ABSTRACT

It is something of a textbook topos that different national literatures have their own quite different national poets – father figures who are considered seminal or originary (the ‘origin without origin’) to the nation’s culture and world-view. What is less easily explained is how and why a certain national poet should appear on the scene precisely when he does. Why, for example, should Dante epitomize Italian Catholic culture in the thirteenth-fourteenth centuries, Shakespeare AngloSaxon culture in the sixteenth-seventeenth centuries, and Goethe German culture in the eighteenth-nineteenth centuries? Clearly, the problem is more complicated than the serviceable apophthegm of genius ‘being in the right place at the right time’, for what we are dealing with in these special instances is the combination (two-way, mutually interpenetrating) of an individual and a culture/national identity both coming of age, and knowing or sensing, they are coming of age, at the same time.

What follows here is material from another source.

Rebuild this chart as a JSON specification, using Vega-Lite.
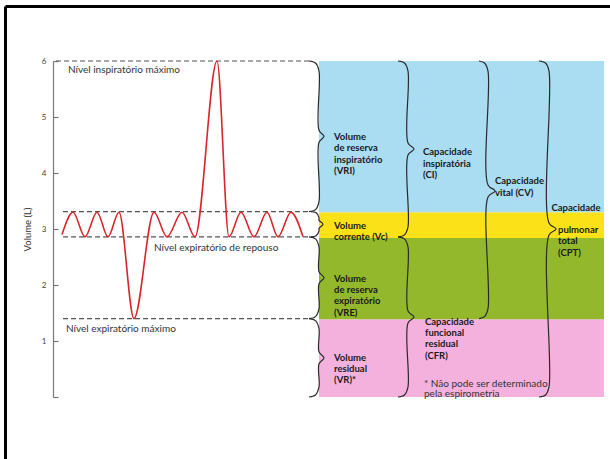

The young man who may have been involved in a libellous deer-poaching incident or the wealthy senior citizen who mysteriously wills his wife a ‘secondbest bed’becomes Shakespeare, going to his grave, as a recent biographer phrases it, ‘not knowing, and possibly not caring, whether Macbeth or The Tempest or Antony and Cleopatra ever achieved the permanence of print’ (S. Schoenbaum). Great contemporaries such as Spenser or Jonson become instead, on the scales of history, foils of genius – Laertes to the Hamlet whose play-within-the-play contains them, rather than the other way around.